**Prompt**
Pull out every line containing the string "with".

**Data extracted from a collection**
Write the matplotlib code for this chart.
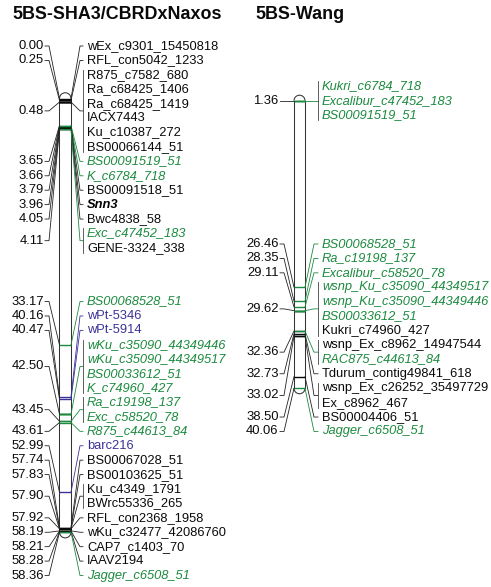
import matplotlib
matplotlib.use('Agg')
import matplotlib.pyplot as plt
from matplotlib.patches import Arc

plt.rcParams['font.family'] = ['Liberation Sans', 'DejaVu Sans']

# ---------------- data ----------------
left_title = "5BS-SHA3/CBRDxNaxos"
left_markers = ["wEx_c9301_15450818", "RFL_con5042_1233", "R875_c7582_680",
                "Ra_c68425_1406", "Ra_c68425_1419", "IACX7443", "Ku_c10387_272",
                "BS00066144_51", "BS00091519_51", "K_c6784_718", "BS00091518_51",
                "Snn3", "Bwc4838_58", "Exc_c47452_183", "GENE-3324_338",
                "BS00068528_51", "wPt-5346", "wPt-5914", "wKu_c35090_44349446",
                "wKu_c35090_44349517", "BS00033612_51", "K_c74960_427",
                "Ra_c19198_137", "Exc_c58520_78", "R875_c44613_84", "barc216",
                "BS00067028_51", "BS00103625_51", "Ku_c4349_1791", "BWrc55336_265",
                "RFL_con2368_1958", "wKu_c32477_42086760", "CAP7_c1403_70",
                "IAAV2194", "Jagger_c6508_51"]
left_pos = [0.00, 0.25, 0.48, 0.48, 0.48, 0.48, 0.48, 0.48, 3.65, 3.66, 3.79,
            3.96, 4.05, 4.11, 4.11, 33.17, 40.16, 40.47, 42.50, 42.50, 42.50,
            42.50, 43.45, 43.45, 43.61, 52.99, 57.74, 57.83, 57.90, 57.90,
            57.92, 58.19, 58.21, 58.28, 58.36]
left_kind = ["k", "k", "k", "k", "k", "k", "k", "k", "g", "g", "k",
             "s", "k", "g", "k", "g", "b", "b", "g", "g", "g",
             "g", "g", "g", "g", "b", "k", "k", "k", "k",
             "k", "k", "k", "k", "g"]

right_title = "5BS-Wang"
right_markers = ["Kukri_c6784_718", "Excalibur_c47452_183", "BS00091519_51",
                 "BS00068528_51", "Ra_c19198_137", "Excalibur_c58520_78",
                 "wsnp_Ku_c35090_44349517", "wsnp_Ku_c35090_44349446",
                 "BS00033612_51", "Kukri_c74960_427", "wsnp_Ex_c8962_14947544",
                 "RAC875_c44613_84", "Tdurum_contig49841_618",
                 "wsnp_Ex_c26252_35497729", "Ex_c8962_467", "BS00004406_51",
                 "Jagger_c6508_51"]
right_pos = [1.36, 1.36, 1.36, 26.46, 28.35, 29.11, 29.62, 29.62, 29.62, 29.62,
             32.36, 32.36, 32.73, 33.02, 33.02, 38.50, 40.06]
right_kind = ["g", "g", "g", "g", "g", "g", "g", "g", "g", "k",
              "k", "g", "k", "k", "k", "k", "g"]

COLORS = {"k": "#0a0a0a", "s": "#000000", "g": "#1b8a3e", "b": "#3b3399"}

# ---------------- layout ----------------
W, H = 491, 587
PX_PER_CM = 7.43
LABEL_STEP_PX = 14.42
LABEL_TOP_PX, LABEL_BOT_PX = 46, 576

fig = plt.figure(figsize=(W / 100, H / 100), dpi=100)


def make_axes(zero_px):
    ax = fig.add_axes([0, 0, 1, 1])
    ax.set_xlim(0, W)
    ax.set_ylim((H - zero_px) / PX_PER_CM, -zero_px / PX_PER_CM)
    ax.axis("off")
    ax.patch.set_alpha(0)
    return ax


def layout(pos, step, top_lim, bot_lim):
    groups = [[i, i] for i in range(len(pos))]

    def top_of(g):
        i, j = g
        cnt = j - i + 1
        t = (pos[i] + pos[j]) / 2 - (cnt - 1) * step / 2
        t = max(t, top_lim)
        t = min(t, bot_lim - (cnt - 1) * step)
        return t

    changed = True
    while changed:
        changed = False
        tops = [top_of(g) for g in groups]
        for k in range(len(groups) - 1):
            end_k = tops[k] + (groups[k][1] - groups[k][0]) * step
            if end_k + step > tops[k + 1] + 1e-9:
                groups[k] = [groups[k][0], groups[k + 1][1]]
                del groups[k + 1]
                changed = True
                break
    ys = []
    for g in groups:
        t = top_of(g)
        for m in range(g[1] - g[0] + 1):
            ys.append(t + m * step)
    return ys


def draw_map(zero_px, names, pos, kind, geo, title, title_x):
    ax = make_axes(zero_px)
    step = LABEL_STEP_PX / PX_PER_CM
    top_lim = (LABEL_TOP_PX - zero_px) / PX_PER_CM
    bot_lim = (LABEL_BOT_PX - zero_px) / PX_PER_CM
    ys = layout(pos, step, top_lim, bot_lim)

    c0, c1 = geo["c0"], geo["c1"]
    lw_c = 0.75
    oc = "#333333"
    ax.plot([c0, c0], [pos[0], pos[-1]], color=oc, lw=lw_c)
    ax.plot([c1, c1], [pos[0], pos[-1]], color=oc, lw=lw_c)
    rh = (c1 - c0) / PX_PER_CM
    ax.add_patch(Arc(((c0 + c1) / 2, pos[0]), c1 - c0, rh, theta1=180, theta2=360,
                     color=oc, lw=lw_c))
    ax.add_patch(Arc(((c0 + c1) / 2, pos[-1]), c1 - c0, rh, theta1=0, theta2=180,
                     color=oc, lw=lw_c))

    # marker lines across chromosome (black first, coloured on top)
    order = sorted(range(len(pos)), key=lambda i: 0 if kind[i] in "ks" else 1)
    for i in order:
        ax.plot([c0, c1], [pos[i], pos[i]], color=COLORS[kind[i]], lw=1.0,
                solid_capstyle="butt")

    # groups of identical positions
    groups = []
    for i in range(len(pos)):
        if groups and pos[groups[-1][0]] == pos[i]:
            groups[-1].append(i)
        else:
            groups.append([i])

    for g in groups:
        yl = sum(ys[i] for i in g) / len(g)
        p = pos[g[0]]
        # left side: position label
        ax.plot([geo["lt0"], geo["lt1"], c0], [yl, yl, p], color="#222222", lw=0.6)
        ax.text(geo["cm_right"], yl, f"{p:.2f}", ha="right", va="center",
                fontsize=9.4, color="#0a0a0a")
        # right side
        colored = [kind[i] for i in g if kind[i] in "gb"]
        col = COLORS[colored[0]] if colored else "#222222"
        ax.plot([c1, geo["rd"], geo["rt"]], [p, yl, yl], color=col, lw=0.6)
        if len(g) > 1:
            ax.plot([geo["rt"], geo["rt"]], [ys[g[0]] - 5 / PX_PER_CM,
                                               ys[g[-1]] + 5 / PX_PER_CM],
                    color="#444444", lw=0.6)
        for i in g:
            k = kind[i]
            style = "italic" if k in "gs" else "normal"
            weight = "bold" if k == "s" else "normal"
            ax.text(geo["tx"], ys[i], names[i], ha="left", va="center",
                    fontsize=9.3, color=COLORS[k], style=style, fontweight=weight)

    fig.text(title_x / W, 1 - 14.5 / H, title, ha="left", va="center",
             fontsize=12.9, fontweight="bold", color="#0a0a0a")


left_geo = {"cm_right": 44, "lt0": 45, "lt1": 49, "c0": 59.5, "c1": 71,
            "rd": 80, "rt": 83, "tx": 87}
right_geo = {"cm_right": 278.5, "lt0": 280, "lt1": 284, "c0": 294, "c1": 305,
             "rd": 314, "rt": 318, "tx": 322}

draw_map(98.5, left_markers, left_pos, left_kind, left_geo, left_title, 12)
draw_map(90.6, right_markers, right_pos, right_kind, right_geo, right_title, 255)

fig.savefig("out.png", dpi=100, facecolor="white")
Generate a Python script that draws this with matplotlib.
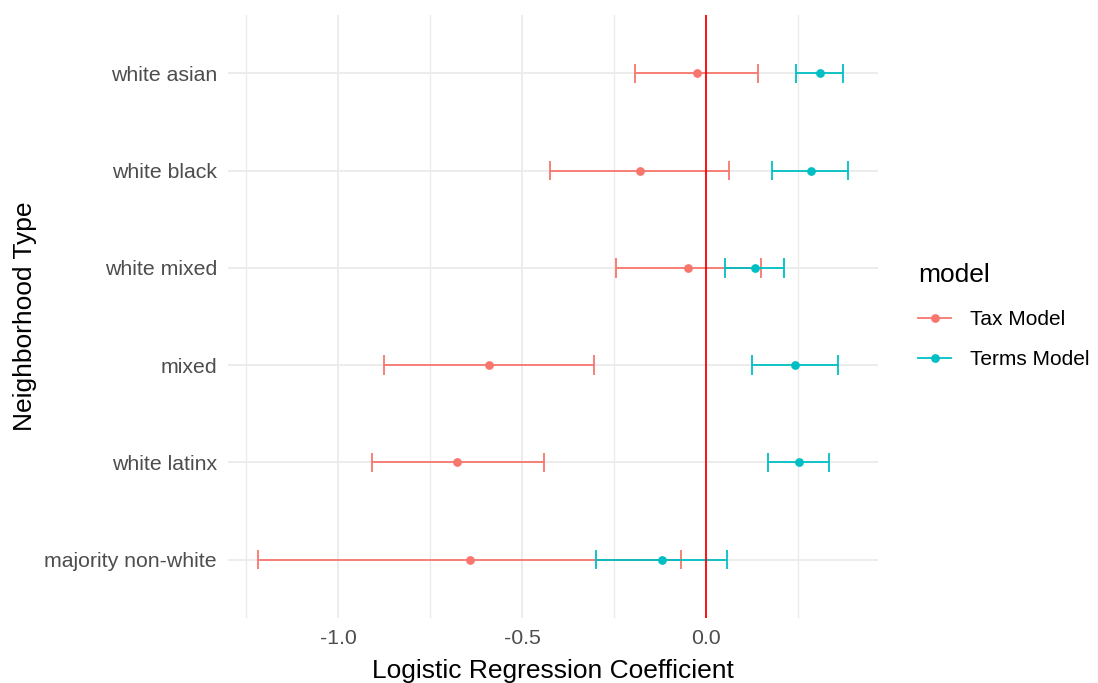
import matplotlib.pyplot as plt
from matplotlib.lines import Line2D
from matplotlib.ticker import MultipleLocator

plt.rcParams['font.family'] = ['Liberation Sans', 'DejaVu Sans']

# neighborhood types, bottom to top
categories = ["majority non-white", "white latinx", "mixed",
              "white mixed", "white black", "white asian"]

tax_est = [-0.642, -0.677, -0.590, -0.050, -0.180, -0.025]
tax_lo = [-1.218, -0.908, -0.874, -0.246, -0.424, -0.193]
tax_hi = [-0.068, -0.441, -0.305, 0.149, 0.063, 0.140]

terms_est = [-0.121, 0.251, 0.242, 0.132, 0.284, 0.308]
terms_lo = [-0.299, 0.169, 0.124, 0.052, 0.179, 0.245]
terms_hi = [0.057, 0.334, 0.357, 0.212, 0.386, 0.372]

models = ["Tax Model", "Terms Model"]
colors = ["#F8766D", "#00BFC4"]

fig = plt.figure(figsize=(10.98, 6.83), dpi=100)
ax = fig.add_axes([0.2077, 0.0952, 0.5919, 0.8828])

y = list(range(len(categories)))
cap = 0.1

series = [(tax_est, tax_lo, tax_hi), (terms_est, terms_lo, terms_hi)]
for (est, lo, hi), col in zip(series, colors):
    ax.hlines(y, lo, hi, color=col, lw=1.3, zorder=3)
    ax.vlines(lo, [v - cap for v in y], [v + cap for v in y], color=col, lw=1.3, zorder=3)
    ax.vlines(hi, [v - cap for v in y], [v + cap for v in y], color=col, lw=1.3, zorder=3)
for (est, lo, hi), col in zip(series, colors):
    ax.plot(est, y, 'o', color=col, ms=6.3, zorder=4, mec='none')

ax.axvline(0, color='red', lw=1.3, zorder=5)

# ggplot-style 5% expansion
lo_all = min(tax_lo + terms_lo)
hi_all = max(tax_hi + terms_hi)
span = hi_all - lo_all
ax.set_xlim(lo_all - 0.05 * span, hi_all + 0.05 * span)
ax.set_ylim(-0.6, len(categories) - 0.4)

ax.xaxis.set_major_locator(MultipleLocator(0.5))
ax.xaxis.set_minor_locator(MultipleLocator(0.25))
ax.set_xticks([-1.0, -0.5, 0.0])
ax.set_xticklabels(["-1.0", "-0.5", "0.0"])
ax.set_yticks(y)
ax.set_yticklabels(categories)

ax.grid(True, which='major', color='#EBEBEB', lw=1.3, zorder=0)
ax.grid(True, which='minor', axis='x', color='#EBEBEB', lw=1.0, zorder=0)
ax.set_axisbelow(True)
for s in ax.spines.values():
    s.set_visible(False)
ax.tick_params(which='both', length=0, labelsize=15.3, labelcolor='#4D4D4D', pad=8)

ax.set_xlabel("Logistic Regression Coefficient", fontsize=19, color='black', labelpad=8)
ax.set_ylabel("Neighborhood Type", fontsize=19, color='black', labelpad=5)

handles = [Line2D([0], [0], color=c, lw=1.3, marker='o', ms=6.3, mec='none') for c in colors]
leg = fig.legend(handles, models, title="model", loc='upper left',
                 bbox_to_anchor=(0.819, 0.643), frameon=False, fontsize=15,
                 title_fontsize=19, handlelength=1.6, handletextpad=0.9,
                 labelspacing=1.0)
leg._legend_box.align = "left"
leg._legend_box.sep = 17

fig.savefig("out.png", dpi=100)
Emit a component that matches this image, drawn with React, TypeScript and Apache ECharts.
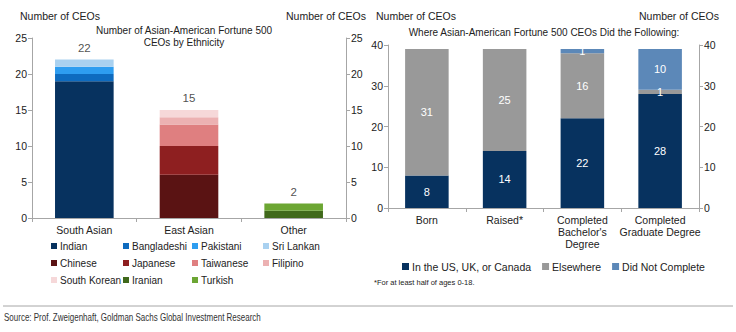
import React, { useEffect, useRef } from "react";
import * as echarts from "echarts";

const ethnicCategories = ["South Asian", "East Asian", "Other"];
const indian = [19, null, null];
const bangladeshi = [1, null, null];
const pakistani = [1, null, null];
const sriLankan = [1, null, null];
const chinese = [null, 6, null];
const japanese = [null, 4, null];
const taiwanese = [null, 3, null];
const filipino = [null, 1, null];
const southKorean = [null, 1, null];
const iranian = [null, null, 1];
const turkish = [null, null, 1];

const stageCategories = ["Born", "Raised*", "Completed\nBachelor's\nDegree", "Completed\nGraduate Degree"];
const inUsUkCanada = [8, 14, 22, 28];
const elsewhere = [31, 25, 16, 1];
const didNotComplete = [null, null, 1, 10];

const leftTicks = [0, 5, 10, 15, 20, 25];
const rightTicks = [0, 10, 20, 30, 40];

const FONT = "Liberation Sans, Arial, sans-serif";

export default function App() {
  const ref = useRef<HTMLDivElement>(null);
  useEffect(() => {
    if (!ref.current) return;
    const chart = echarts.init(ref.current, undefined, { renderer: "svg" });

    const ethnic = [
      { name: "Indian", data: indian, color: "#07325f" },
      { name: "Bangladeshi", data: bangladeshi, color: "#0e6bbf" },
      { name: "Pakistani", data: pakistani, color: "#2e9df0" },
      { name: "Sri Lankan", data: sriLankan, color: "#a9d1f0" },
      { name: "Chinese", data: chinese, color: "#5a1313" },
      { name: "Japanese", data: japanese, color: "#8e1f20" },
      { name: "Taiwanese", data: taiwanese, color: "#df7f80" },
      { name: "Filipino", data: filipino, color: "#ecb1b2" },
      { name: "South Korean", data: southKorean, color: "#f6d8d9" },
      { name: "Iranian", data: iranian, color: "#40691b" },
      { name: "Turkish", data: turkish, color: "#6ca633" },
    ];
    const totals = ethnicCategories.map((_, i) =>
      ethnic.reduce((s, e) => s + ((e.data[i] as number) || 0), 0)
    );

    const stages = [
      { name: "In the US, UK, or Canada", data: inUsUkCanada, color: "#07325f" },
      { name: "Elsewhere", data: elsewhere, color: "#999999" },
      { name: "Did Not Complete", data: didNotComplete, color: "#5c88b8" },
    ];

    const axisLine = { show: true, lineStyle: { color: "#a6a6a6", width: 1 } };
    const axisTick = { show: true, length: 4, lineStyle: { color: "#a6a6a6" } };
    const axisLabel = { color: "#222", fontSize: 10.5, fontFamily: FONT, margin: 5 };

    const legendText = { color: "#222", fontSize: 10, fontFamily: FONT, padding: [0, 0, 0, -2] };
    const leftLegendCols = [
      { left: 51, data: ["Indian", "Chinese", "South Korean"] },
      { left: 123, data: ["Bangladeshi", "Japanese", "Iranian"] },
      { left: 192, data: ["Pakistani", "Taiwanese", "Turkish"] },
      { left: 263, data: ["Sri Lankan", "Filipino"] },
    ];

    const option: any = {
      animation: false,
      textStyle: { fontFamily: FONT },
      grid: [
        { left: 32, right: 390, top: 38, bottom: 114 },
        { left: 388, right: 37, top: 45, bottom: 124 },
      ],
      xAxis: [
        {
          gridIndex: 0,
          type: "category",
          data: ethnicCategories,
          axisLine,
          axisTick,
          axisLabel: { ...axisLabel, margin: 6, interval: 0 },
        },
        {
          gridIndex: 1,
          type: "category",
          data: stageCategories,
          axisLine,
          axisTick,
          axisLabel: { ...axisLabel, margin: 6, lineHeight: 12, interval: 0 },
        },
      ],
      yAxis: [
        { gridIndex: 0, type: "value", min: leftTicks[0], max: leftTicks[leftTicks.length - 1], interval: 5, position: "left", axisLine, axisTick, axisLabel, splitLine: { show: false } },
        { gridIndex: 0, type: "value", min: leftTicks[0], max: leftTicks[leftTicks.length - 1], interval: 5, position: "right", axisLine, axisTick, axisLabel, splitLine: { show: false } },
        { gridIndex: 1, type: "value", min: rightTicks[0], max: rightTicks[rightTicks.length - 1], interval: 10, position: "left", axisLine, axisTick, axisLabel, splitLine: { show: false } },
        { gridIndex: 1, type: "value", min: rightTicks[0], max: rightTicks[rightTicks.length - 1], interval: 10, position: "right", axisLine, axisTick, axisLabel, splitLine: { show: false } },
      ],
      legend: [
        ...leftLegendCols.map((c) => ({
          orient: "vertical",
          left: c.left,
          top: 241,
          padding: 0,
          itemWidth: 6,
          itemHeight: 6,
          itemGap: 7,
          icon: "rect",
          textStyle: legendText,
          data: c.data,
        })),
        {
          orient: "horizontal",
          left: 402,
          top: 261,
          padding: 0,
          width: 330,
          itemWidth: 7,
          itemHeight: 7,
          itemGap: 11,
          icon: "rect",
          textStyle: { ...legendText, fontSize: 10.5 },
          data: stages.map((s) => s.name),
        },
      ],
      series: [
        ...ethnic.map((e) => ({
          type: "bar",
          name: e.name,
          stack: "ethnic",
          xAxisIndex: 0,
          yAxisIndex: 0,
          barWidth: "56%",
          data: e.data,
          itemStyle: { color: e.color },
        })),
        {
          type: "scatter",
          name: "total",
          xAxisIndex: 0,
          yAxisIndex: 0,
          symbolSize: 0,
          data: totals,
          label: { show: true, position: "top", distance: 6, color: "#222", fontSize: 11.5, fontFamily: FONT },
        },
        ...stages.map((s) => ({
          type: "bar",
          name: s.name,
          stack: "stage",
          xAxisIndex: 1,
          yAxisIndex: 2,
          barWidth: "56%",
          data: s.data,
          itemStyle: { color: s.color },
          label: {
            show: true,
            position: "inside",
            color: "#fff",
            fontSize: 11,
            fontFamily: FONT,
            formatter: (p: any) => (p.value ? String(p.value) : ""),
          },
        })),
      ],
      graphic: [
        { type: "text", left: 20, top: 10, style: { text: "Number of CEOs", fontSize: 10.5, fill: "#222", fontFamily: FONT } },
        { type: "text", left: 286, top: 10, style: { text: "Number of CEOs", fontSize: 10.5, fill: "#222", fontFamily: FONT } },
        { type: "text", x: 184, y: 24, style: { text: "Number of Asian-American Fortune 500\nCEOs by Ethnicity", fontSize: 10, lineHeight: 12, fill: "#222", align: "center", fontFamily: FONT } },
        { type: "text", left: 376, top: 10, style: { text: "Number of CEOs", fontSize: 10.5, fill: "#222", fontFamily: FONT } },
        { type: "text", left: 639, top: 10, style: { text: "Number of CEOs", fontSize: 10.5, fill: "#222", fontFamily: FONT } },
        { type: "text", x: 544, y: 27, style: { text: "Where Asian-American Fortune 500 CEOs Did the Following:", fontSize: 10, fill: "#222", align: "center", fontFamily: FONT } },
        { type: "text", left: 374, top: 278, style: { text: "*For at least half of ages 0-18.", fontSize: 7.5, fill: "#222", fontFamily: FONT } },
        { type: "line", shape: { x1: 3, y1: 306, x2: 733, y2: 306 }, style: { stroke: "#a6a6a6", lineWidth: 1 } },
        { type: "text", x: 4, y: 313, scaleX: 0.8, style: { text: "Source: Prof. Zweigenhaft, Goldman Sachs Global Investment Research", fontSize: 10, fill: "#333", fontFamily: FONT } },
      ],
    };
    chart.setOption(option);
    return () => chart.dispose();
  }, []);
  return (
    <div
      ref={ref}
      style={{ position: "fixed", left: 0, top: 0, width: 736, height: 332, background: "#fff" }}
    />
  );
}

**Response for this exercise**
Generate a Python script that draws this with matplotlib.
Emit a component that matches this image, drawn with React, TypeScript and Apache ECharts.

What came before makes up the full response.